An optional filter to restrict the files to be indexed. This is described using the glob pattern, see: What Is a Glob? .

Examples:

*.shp: only ESRI shape files are indexed

*.{xml,pdf}: only files with the extension xml or pdf are indexed

Example Indexing Directory

The following directory structure is given:

C:\data\1.pdf
C:\data\1.doc
C:\data\sub\1.xml
C:\data\sub\2.pdf
C:\data\sub\subsub\1.tiff

For example, if you want to index all XML files in the root directory and one level lower, enter the following values:

Title: Verzeichnis 'data'
Directory: C:\data
Directory depth: Direkt
File types: *.xml

If you want to index all PDF and Tiff files, enter the following values:

Title: Verzeichnis 'data'
Directory: C:\data Vezeichnistiefe:
File types: *.{pdf,tiff}

Schedule indexing jobs

In addition to starting jobs manually, you have the option of repeating them at specific times and having them run automatically. To do this, you can explicitly define a scheduling for each job. To do this, activate the Scheduling option when creating a job. You can also define a scheduling for a job later.

When?

A predefined list of values that cover specific time periods.

These are:

  • Every full hour (i.e. hourly)

  • Every day at 00:00 (i.e. daily)

  • Every Sunday at 00:00 (i.e. weekly)

  • Every 1st day of the month at 00:00 (i.e. monthly)

Cron Job

Here the temporal pattern is entered in the cron notation.

Status

Here you define whether the scheduling should be activated (scheduled) or paused (inactive).
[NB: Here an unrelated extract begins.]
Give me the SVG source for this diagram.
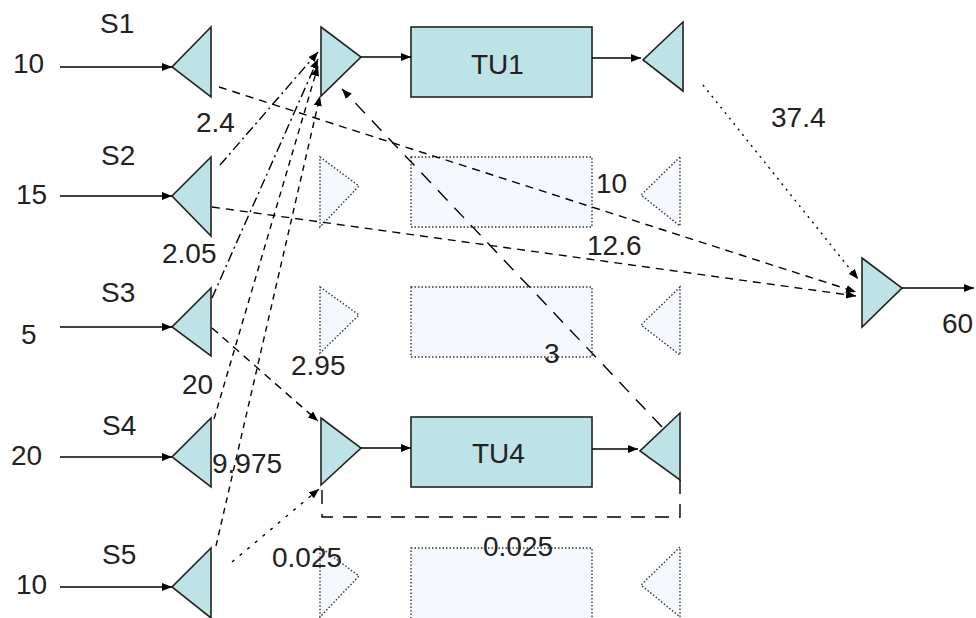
<svg xmlns="http://www.w3.org/2000/svg" width="976" height="618" viewBox="0 0 976 618">
<defs>
<marker id="ah" markerWidth="10" markerHeight="8" refX="10" refY="4" orient="auto" markerUnits="userSpaceOnUse">
<path d="M0,0 L10,4 L0,8 z" fill="#000"/>
</marker>
<style>
.n{fill:#bde3e6;stroke:#222;stroke-width:1.6}
.g{fill:#f5f9fd;stroke:#333;stroke-width:1.4;stroke-dasharray:1.5,2}
.t{font-family:"Liberation Sans",Arial,sans-serif;font-size:28px;fill:#222}
.c{fill:none;stroke:#000;stroke-width:1.4}
.solid{marker-end:url(#ah)}
.d1{stroke-dasharray:8,6}
.d2{stroke-dasharray:6,5}
.dd{stroke-dasharray:10,4,2,4}
.dl{stroke-dasharray:14,10}
.dt{stroke-dasharray:2,5}
.ds{stroke-dasharray:3,7}
</style>
</defs>
<rect width="976" height="618" fill="#fff"/>

<g id="S1"><polygon class="n" points="211,27 172,67 211,97"/><text class="t" x="100" y="33">S1</text><text class="t" x="13" y="73">10</text></g>
<g id="S2"><polygon class="n" points="211,157 172,196 211,236"/><text class="t" x="101" y="165">S2</text><text class="t" x="16" y="204">15</text></g>
<g id="S3"><polygon class="n" points="211,288 172,327 211,356"/><text class="t" x="101" y="302">S3</text><text class="t" x="21" y="344">5</text></g>
<g id="S4"><polygon class="n" points="211,418 172,457 211,487"/><text class="t" x="102" y="435">S4</text><text class="t" x="11" y="465">20</text></g>
<g id="S5"><polygon class="n" points="211,548 172,587 211,618"/><text class="t" x="102" y="564">S5</text><text class="t" x="16" y="594">10</text></g>

<g id="M1"><polygon class="n" points="321,27 361,57 321,96"/></g>
<g id="TU1"><rect class="n" x="411" y="27" width="181" height="70"/><text class="t" x="471" y="74">TU1</text></g>
<g id="SP1"><polygon class="n" points="683,22 643,60 683,91"/></g>

<g id="M2"><polygon class="g" points="320,157 359,186 320,227"/></g>
<g id="U2"><rect class="g" x="411" y="157" width="181" height="70"/></g>
<g id="SP2"><polygon class="g" points="680,157 641,195 680,226"/></g>

<g id="M3"><polygon class="g" points="320,287 359,315 320,353"/></g>
<g id="U3"><rect class="g" x="411" y="287" width="181" height="70"/></g>
<g id="SP3"><polygon class="g" points="680,287 641,325 680,355"/></g>

<g id="M4"><polygon class="n" points="321,418 361,448 321,485"/></g>
<g id="TU4"><rect class="n" x="411" y="417" width="181" height="70"/><text class="t" x="472" y="463">TU4</text></g>
<g id="SP4"><polygon class="n" points="680,413 640,451 680,480"/></g>

<g id="M5"><polygon class="g" points="320,547 359,576 320,617"/></g>
<g id="U5"><rect class="g" x="411" y="548" width="181" height="80"/></g>
<g id="SP5"><polygon class="g" points="680,547 641,585 680,617"/></g>

<g id="MF"><polygon class="n" points="862,258 902,288 862,327"/><text class="t" x="942" y="333">60</text></g>

<g id="connectors">
<line class="c solid" x1="60" y1="67" x2="172" y2="67"/>
<line class="c solid" x1="60" y1="196" x2="172" y2="196"/>
<line class="c solid" x1="60" y1="327" x2="172" y2="327"/>
<line class="c solid" x1="60" y1="457" x2="172" y2="457"/>
<line class="c solid" x1="60" y1="587" x2="172" y2="587"/>
<line class="c solid" x1="361" y1="57" x2="411" y2="57"/>
<line class="c solid" x1="592" y1="58" x2="641" y2="58"/>
<line class="c solid" x1="361" y1="448" x2="411" y2="448"/>
<line class="c solid" x1="592" y1="449" x2="638" y2="449"/>
<line class="c solid" x1="902" y1="288" x2="974" y2="288"/>
<line class="c solid d1" x1="219" y1="87" x2="856" y2="292"/>
<line class="c solid d1" x1="212" y1="207" x2="856" y2="296"/>
<line class="c solid dd" x1="220" y1="165" x2="318" y2="52"/>
<line class="c solid dd" x1="212" y1="298" x2="318" y2="59"/>
<line class="c solid d2" x1="214" y1="419" x2="318" y2="66"/>
<line class="c solid d2" x1="216" y1="546" x2="320" y2="96"/>
<line class="c solid d1" x1="212" y1="328" x2="318" y2="421"/>
<line class="c solid ds" x1="232" y1="562" x2="319" y2="489"/>
<line class="c solid dl" x1="662" y1="427" x2="342" y2="89"/>
<line class="c solid dt" x1="703" y1="85" x2="858" y2="279"/>
<path class="c dl" d="M680,480 L680,517 L322,517 L322,489"/>
</g>

<g id="labels">
<text class="t" x="196" y="132">2.4</text>
<text class="t" x="596" y="193">10</text>
<text class="t" x="162" y="263">2.05</text>
<text class="t" x="587" y="255">12.6</text>
<text class="t" x="182" y="394">20</text>
<text class="t" x="291" y="375">2.95</text>
<text class="t" x="544" y="363">3</text>
<text class="t" x="212" y="473">9.975</text>
<text class="t" x="272" y="567">0.025</text>
<text class="t" x="483" y="556">0.025</text>
<text class="t" x="771" y="127">37.4</text>
</g>
</svg>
The predefined notations cover a wide range of applications. Should you still prefer to schedule the job yourself, you can set the setting to User Defined and define your own cron job. The explanation can be found documented in the Quartz framework, which is used on the server side: Quartz Cron Trigger Tutorial

If a scheduling is defined for an indexing job, the following statuses result from this:

Status Meaning

scheduled

This is the normal state: the job is in the queue and it continuously checks whether the interval specified by the Scheduler has been reached.

pending

The interval specified by the scheduler is currently reached. The job is waiting for a free space in the execution chain.

executing

indexing of the job is running. After successful indexing, the scheduled state is set for the job again.

inactive

A scheduling is defined for the indexing job, but is currently paused.

Delete indexing jobs

Select at least one job in the Job Manager using the checkbox. Then click the - symbol in the upper left corner and confirm the deletion.

When you delete a job, all documents associated with this job are deleted from the index and are no longer available for a search.